■ EXERCISE DIRECTIONS:
Below is some material; set it all down exactly, apart from the pictures.

■ DATA BLOCK:
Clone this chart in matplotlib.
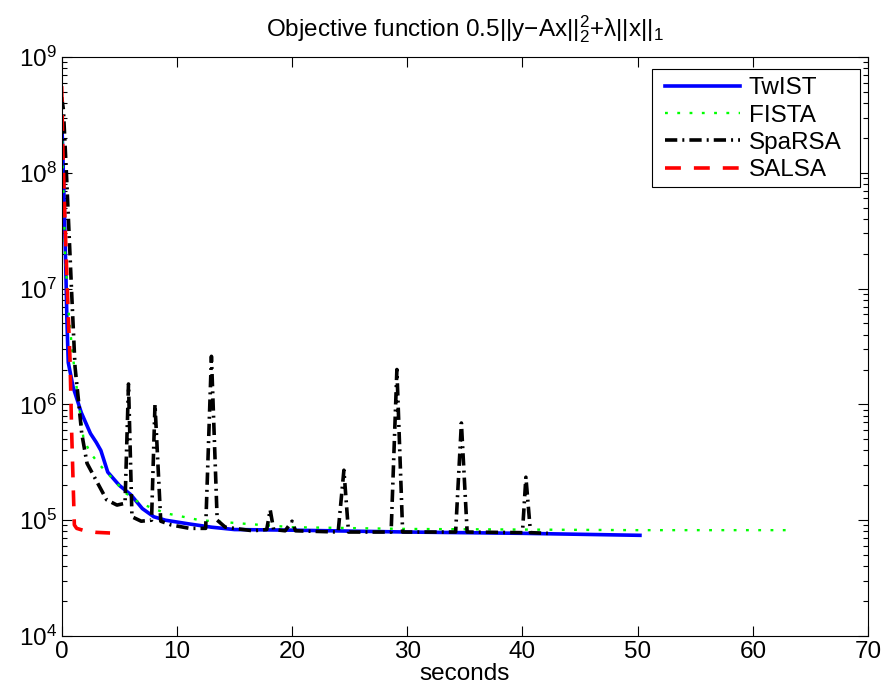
import matplotlib.pyplot as plt
import numpy as np
from matplotlib.patches import Rectangle
from matplotlib.ticker import LogLocator, NullLocator

plt.rcParams['font.family'] = ['Liberation Sans', 'DejaVu Sans']
plt.rcParams['mathtext.fontset'] = 'custom'
plt.rcParams['mathtext.rm'] = 'Liberation Sans'
plt.rcParams['mathtext.it'] = 'Liberation Sans:italic'
plt.rcParams['mathtext.default'] = 'regular'

# objective value vs. time (seconds)
twist_t = [0, 0.14, 0.25, 0.35, 0.45, 0.57, 1.0, 1.7, 2.5, 3.0, 3.4, 4.0, 5.0, 6.0,
           7.0, 8.0, 9.0, 11, 13, 15, 20, 30, 40, 50.2]
twist_obj = [3e8, 1.05e8, 4e7, 1.6e7, 5.5e6, 2.3e6, 1.4e6, 8.5e5, 5.6e5, 4.7e5, 4.0e5,
             2.6e5, 2.0e5, 1.66e5, 1.26e5, 1.07e5, 1.0e5, 9.3e4, 8.7e4, 8.3e4, 8.2e4,
             7.9e4, 7.7e4, 7.4e4]

fista_t = [0, 0.1, 0.3, 0.6, 0.9, 1.3, 1.9, 2.5, 3.3, 4.5, 5.6, 6.8, 9, 12, 16, 20,
           30, 40, 50, 63.5]
fista_obj = [5e8, 1e8, 2e7, 6.3e6, 3e6, 1.4e6, 5e5, 3.8e5, 3e5, 2.24e5, 1.7e5, 1.4e5,
             1.15e5, 1e5, 9.3e4, 8.7e4, 8.4e4, 8.3e4, 8.2e4, 8.2e4]

sparsa_t = [0, 0.15, 0.43, 0.87, 1.16, 1.45, 1.74, 2.2, 3.0, 3.9, 4.8, 5.5, 5.8, 6.1,
            6.9, 7.8, 8.1, 8.6, 9.5, 11.1, 12.5, 13.0, 13.5, 14.2, 16.6, 17.8, 18.1,
            18.4, 19.4, 20.0, 20.3, 24.0, 24.5, 24.9, 28.6, 29.1, 29.6, 34.2, 34.7,
            35.2, 40.0, 40.3, 40.7, 42.2]
sparsa_obj = [4.5e8, 3.5e8, 9e7, 9e6, 2.1e6, 1.1e6, 5.6e5, 3.1e5, 2.2e5, 1.5e5, 1.35e5,
              1.4e5, 1.5e6, 1.07e5, 9.8e4, 1.0e5, 1.0e6, 9.8e4, 9.1e4, 8.5e4, 8.5e4,
              2.6e6, 1.0e5, 8.7e4, 8.1e4, 8.3e4, 1.23e5, 8.3e4, 8.1e4, 9.8e4, 8.1e4,
              7.9e4, 2.7e5, 7.9e4, 7.9e4, 2.0e6, 7.9e4, 7.9e4, 6.9e5, 7.9e4, 7.8e4,
              2.35e5, 7.8e4, 7.7e4]

salsa_t = [0, 0.1, 0.25, 0.45, 0.6, 0.72, 0.87, 1.0, 1.1, 1.3, 2.0, 3.0, 4.2]
salsa_obj = [5.6e8, 1.6e8, 5e7, 1.26e7, 5e6, 2.5e6, 5.6e5, 2e5, 9.1e4, 8.5e4, 8.1e4,
             7.85e4, 7.75e4]

fig = plt.figure(figsize=(8.85, 6.94), dpi=100)
ax = fig.add_axes([0.0697, 0.0836, 0.9111, 0.8343])

lw = 2.6
ax.plot(twist_t, twist_obj, color='#0000ff', lw=lw, label='TwIST')
ax.plot(fista_t, fista_obj, color='#00ff00', lw=1.7, dashes=(1.2, 4.0), label='FISTA')
ax.plot(sparsa_t, sparsa_obj, color='black', lw=lw, dashes=(3.4, 1.4, 0.55, 1.4),
        label='SpaRSA')
ax.plot(salsa_t, salsa_obj, color='#ff0000', lw=lw, dashes=(4.4, 3.6), label='SALSA')

fs = 17.5
ax.set_yscale('log')
ax.set_xlim(0, 70)
ax.set_ylim(1e4, 1e9)
ax.set_xticks(np.arange(0, 71, 10))
ax.xaxis.set_minor_locator(NullLocator())
ax.yaxis.set_major_locator(LogLocator(base=10, numticks=10))
ax.yaxis.set_minor_locator(LogLocator(base=10, subs=np.arange(2, 10), numticks=20))
ax.tick_params(which='both', direction='in', top=True, right=True, labelsize=fs,
               width=0.8)
ax.tick_params(which='major', length=7)
ax.tick_params(which='minor', length=3.5)
for s in ax.spines.values():
    s.set_linewidth(0.8)

ax.set_xlabel('seconds', fontsize=fs, labelpad=0)
ax.set_title(r'Objective function 0.5$||$y$-$Ax$||_2^2$+$\lambda||$x$||_1$',
             fontsize=fs, pad=15)

# MATLAB-style legend box: wider side margins than matplotlib's frame allows
box = Rectangle((0.732, 0.7755), 0.258, 0.2038, transform=ax.transAxes,
                facecolor='white', edgecolor='black', lw=0.8, zorder=4)
ax.add_patch(box)
leg = ax.legend(loc='upper left', bbox_to_anchor=(0.748, 0.965), borderaxespad=0,
                fontsize=fs, handlelength=3.1, labelspacing=0.22, frameon=False,
                borderpad=0, handletextpad=0.35)
leg.set_zorder(5)

fig.savefig('out.png', dpi=100)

■ ANSWER TO THIS PROBLEM:
Clone this chart in matplotlib.
import matplotlib.pyplot as plt
import numpy as np
from matplotlib.patches import Rectangle
from matplotlib.ticker import LogLocator, NullLocator

plt.rcParams['font.family'] = ['Liberation Sans', 'DejaVu Sans']
plt.rcParams['mathtext.fontset'] = 'custom'
plt.rcParams['mathtext.rm'] = 'Liberation Sans'
plt.rcParams['mathtext.it'] = 'Liberation Sans:italic'
plt.rcParams['mathtext.default'] = 'regular'

# objective value vs. time (seconds)
twist_t = [0, 0.14, 0.25, 0.35, 0.45, 0.57, 1.0, 1.7, 2.5, 3.0, 3.4, 4.0, 5.0, 6.0,
           7.0, 8.0, 9.0, 11, 13, 15, 20, 30, 40, 50.2]
twist_obj = [3e8, 1.05e8, 4e7, 1.6e7, 5.5e6, 2.3e6, 1.4e6, 8.5e5, 5.6e5, 4.7e5, 4.0e5,
             2.6e5, 2.0e5, 1.66e5, 1.26e5, 1.07e5, 1.0e5, 9.3e4, 8.7e4, 8.3e4, 8.2e4,
             7.9e4, 7.7e4, 7.4e4]

fista_t = [0, 0.1, 0.3, 0.6, 0.9, 1.3, 1.9, 2.5, 3.3, 4.5, 5.6, 6.8, 9, 12, 16, 20,
           30, 40, 50, 63.5]
fista_obj = [5e8, 1e8, 2e7, 6.3e6, 3e6, 1.4e6, 5e5, 3.8e5, 3e5, 2.24e5, 1.7e5, 1.4e5,
             1.15e5, 1e5, 9.3e4, 8.7e4, 8.4e4, 8.3e4, 8.2e4, 8.2e4]

sparsa_t = [0, 0.15, 0.43, 0.87, 1.16, 1.45, 1.74, 2.2, 3.0, 3.9, 4.8, 5.5, 5.8, 6.1,
            6.9, 7.8, 8.1, 8.6, 9.5, 11.1, 12.5, 13.0, 13.5, 14.2, 16.6, 17.8, 18.1,
            18.4, 19.4, 20.0, 20.3, 24.0, 24.5, 24.9, 28.6, 29.1, 29.6, 34.2, 34.7,
            35.2, 40.0, 40.3, 40.7, 42.2]
sparsa_obj = [4.5e8, 3.5e8, 9e7, 9e6, 2.1e6, 1.1e6, 5.6e5, 3.1e5, 2.2e5, 1.5e5, 1.35e5,
              1.4e5, 1.5e6, 1.07e5, 9.8e4, 1.0e5, 1.0e6, 9.8e4, 9.1e4, 8.5e4, 8.5e4,
              2.6e6, 1.0e5, 8.7e4, 8.1e4, 8.3e4, 1.23e5, 8.3e4, 8.1e4, 9.8e4, 8.1e4,
              7.9e4, 2.7e5, 7.9e4, 7.9e4, 2.0e6, 7.9e4, 7.9e4, 6.9e5, 7.9e4, 7.8e4,
              2.35e5, 7.8e4, 7.7e4]

salsa_t = [0, 0.1, 0.25, 0.45, 0.6, 0.72, 0.87, 1.0, 1.1, 1.3, 2.0, 3.0, 4.2]
salsa_obj = [5.6e8, 1.6e8, 5e7, 1.26e7, 5e6, 2.5e6, 5.6e5, 2e5, 9.1e4, 8.5e4, 8.1e4,
             7.85e4, 7.75e4]

fig = plt.figure(figsize=(8.85, 6.94), dpi=100)
ax = fig.add_axes([0.0697, 0.0836, 0.9111, 0.8343])

lw = 2.6
ax.plot(twist_t, twist_obj, color='#0000ff', lw=lw, label='TwIST')
ax.plot(fista_t, fista_obj, color='#00ff00', lw=1.7, dashes=(1.2, 4.0), label='FISTA')
ax.plot(sparsa_t, sparsa_obj, color='black', lw=lw, dashes=(3.4, 1.4, 0.55, 1.4),
        label='SpaRSA')
ax.plot(salsa_t, salsa_obj, color='#ff0000', lw=lw, dashes=(4.4, 3.6), label='SALSA')

fs = 17.5
ax.set_yscale('log')
ax.set_xlim(0, 70)
ax.set_ylim(1e4, 1e9)
ax.set_xticks(np.arange(0, 71, 10))
ax.xaxis.set_minor_locator(NullLocator())
ax.yaxis.set_major_locator(LogLocator(base=10, numticks=10))
ax.yaxis.set_minor_locator(LogLocator(base=10, subs=np.arange(2, 10), numticks=20))
ax.tick_params(which='both', direction='in', top=True, right=True, labelsize=fs,
               width=0.8)
ax.tick_params(which='major', length=7)
ax.tick_params(which='minor', length=3.5)
for s in ax.spines.values():
    s.set_linewidth(0.8)

ax.set_xlabel('seconds', fontsize=fs, labelpad=0)
ax.set_title(r'Objective function 0.5$||$y$-$Ax$||_2^2$+$\lambda||$x$||_1$',
             fontsize=fs, pad=15)

# MATLAB-style legend box: wider side margins than matplotlib's frame allows
box = Rectangle((0.732, 0.7755), 0.258, 0.2038, transform=ax.transAxes,
                facecolor='white', edgecolor='black', lw=0.8, zorder=4)
ax.add_patch(box)
leg = ax.legend(loc='upper left', bbox_to_anchor=(0.748, 0.965), borderaxespad=0,
                fontsize=fs, handlelength=3.1, labelspacing=0.22, frameon=False,
                borderpad=0, handletextpad=0.35)
leg.set_zorder(5)

fig.savefig('out.png', dpi=100)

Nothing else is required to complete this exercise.